··· INFORMATION SUPPLIED

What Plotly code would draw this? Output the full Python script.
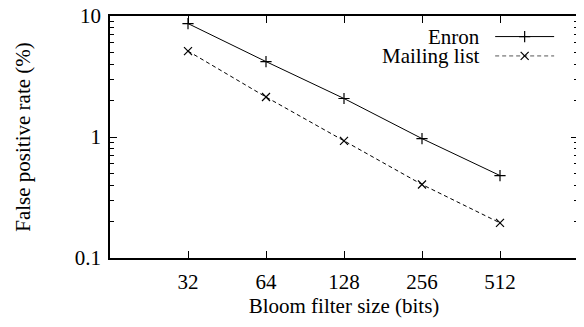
import plotly.graph_objects as go

sizes = [32, 64, 128, 256, 512]
enron = [8.66, 4.2, 2.08, 0.97, 0.48]
mailing = [5.13, 2.14, 0.93, 0.405, 0.195]
x_ticks = [32, 64, 128, 256, 512]
x_tick_labels = ["32", "64", "128", "256", "512"]
y_ticks = [0.1, 1, 10]
y_tick_labels = ["0.1", "1", "10"]
y_minor = [0.2, 0.3, 0.4, 0.5, 0.6, 0.7, 0.8, 0.9, 2, 3, 4, 5, 6, 7, 8, 9]
series_names = ["Enron", "Mailing list"]

FONT = "Liberation Serif"
FS = 21
DASH = "4px,3px"

fig = go.Figure()
fig.add_trace(go.Scatter(
    x=sizes, y=enron, mode="lines+markers", name=series_names[0],
    line=dict(color="black", width=1),
    marker=dict(symbol="cross-thin", size=8, line=dict(color="black", width=1.2)),
    showlegend=False))
fig.add_trace(go.Scatter(
    x=sizes, y=mailing, mode="lines+markers", name=series_names[1],
    line=dict(color="black", width=1, dash=DASH),
    marker=dict(symbol="x-thin", size=8, line=dict(color="black", width=1.2)),
    showlegend=False))

# gnuplot-style key: text on the left, sample on the right
leg_y = [0.915, 0.835]
fig.add_trace(go.Scatter(x=[0.823, 0.949], y=[leg_y[0]] * 2, mode="lines",
                         line=dict(color="black", width=1), xaxis="x2", yaxis="y2",
                         showlegend=False, hoverinfo="skip"))
fig.add_trace(go.Scatter(x=[0.886], y=[leg_y[0]], mode="markers",
                         marker=dict(symbol="cross-thin", size=8, line=dict(color="black", width=1.2)),
                         xaxis="x2", yaxis="y2", showlegend=False, hoverinfo="skip"))
fig.add_trace(go.Scatter(x=[0.823, 0.949], y=[leg_y[1]] * 2, mode="lines",
                         line=dict(color="#555555", width=1, dash=DASH), xaxis="x2", yaxis="y2",
                         showlegend=False, hoverinfo="skip"))
fig.add_trace(go.Scatter(x=[0.886], y=[leg_y[1]], mode="markers",
                         marker=dict(symbol="x-thin", size=8, line=dict(color="black", width=1.2)),
                         xaxis="x2", yaxis="y2", showlegend=False, hoverinfo="skip"))
for name, yy in zip(series_names, leg_y):
    fig.add_annotation(x=0.795, y=yy, xref="x2", yref="y2", text=name, showarrow=False,
                       xanchor="right", yanchor="middle",
                       font=dict(family=FONT, size=FS, color="black"))

# page body has an 8px margin, so the figure is sized/offset to compensate
fig.update_layout(
    width=576, height=319,
    margin=dict(l=102, r=6, t=8, b=69, autoexpand=False),
    paper_bgcolor="white", plot_bgcolor="white",
    font=dict(family=FONT, size=FS, color="black"),
    xaxis=dict(
        type="log", range=[1.20412, 3.0103], automargin=False,
        tickvals=x_ticks, ticktext=x_tick_labels,
        ticks="inside", ticklen=7, tickwidth=1, tickcolor="black",
        ticklabelstandoff=4,
        showline=True, linecolor="black", linewidth=1.5, mirror="allticks",
        showgrid=False, zeroline=False,
        title=dict(text="Bloom filter size (bits)", standoff=5,
                   font=dict(family=FONT, size=FS)),
        tickfont=dict(family=FONT, size=FS),
    ),
    yaxis=dict(
        type="log", range=[-1, 1], automargin=False,
        tickvals=y_ticks, ticktext=y_tick_labels,
        ticks="inside", ticklen=7, tickwidth=1, tickcolor="black",
        ticklabelstandoff=3, ticklabeloverflow="allow",
        minor=dict(tickvals=y_minor, ticks="inside", ticklen=4, tickwidth=1,
                   tickcolor="black", showgrid=False),
        showline=True, linecolor="black", linewidth=1.5, mirror="allticks",
        showgrid=False, zeroline=False,
        title=dict(text="False positive rate (%)", standoff=38,
                   font=dict(family=FONT, size=FS)),
        tickfont=dict(family=FONT, size=FS),
    ),
    xaxis2=dict(overlaying="x", range=[0, 1], visible=False, fixedrange=True),
    yaxis2=dict(overlaying="y", range=[0, 1], visible=False, fixedrange=True),
)

fig.write_html("out.html")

······

### TASK PROMPT
Repeat verbatim all the material, but not the pictures.

### SOLUTION BELOW
What Plotly code would draw this? Output the full Python script.
import plotly.graph_objects as go

sizes = [32, 64, 128, 256, 512]
enron = [8.66, 4.2, 2.08, 0.97, 0.48]
mailing = [5.13, 2.14, 0.93, 0.405, 0.195]
x_ticks = [32, 64, 128, 256, 512]
x_tick_labels = ["32", "64", "128", "256", "512"]
y_ticks = [0.1, 1, 10]
y_tick_labels = ["0.1", "1", "10"]
y_minor = [0.2, 0.3, 0.4, 0.5, 0.6, 0.7, 0.8, 0.9, 2, 3, 4, 5, 6, 7, 8, 9]
series_names = ["Enron", "Mailing list"]

FONT = "Liberation Serif"
FS = 21
DASH = "4px,3px"

fig = go.Figure()
fig.add_trace(go.Scatter(
    x=sizes, y=enron, mode="lines+markers", name=series_names[0],
    line=dict(color="black", width=1),
    marker=dict(symbol="cross-thin", size=8, line=dict(color="black", width=1.2)),
    showlegend=False))
fig.add_trace(go.Scatter(
    x=sizes, y=mailing, mode="lines+markers", name=series_names[1],
    line=dict(color="black", width=1, dash=DASH),
    marker=dict(symbol="x-thin", size=8, line=dict(color="black", width=1.2)),
    showlegend=False))

# gnuplot-style key: text on the left, sample on the right
leg_y = [0.915, 0.835]
fig.add_trace(go.Scatter(x=[0.823, 0.949], y=[leg_y[0]] * 2, mode="lines",
                         line=dict(color="black", width=1), xaxis="x2", yaxis="y2",
                         showlegend=False, hoverinfo="skip"))
fig.add_trace(go.Scatter(x=[0.886], y=[leg_y[0]], mode="markers",
                         marker=dict(symbol="cross-thin", size=8, line=dict(color="black", width=1.2)),
                         xaxis="x2", yaxis="y2", showlegend=False, hoverinfo="skip"))
fig.add_trace(go.Scatter(x=[0.823, 0.949], y=[leg_y[1]] * 2, mode="lines",
                         line=dict(color="#555555", width=1, dash=DASH), xaxis="x2", yaxis="y2",
                         showlegend=False, hoverinfo="skip"))
fig.add_trace(go.Scatter(x=[0.886], y=[leg_y[1]], mode="markers",
                         marker=dict(symbol="x-thin", size=8, line=dict(color="black", width=1.2)),
                         xaxis="x2", yaxis="y2", showlegend=False, hoverinfo="skip"))
for name, yy in zip(series_names, leg_y):
    fig.add_annotation(x=0.795, y=yy, xref="x2", yref="y2", text=name, showarrow=False,
                       xanchor="right", yanchor="middle",
                       font=dict(family=FONT, size=FS, color="black"))

# page body has an 8px margin, so the figure is sized/offset to compensate
fig.update_layout(
    width=576, height=319,
    margin=dict(l=102, r=6, t=8, b=69, autoexpand=False),
    paper_bgcolor="white", plot_bgcolor="white",
    font=dict(family=FONT, size=FS, color="black"),
    xaxis=dict(
        type="log", range=[1.20412, 3.0103], automargin=False,
        tickvals=x_ticks, ticktext=x_tick_labels,
        ticks="inside", ticklen=7, tickwidth=1, tickcolor="black",
        ticklabelstandoff=4,
        showline=True, linecolor="black", linewidth=1.5, mirror="allticks",
        showgrid=False, zeroline=False,
        title=dict(text="Bloom filter size (bits)", standoff=5,
                   font=dict(family=FONT, size=FS)),
        tickfont=dict(family=FONT, size=FS),
    ),
    yaxis=dict(
        type="log", range=[-1, 1], automargin=False,
        tickvals=y_ticks, ticktext=y_tick_labels,
        ticks="inside", ticklen=7, tickwidth=1, tickcolor="black",
        ticklabelstandoff=3, ticklabeloverflow="allow",
        minor=dict(tickvals=y_minor, ticks="inside", ticklen=4, tickwidth=1,
                   tickcolor="black", showgrid=False),
        showline=True, linecolor="black", linewidth=1.5, mirror="allticks",
        showgrid=False, zeroline=False,
        title=dict(text="False positive rate (%)", standoff=38,
                   font=dict(family=FONT, size=FS)),
        tickfont=dict(family=FONT, size=FS),
    ),
    xaxis2=dict(overlaying="x", range=[0, 1], visible=False, fixedrange=True),
    yaxis2=dict(overlaying="y", range=[0, 1], visible=False, fixedrange=True),
)

fig.write_html("out.html")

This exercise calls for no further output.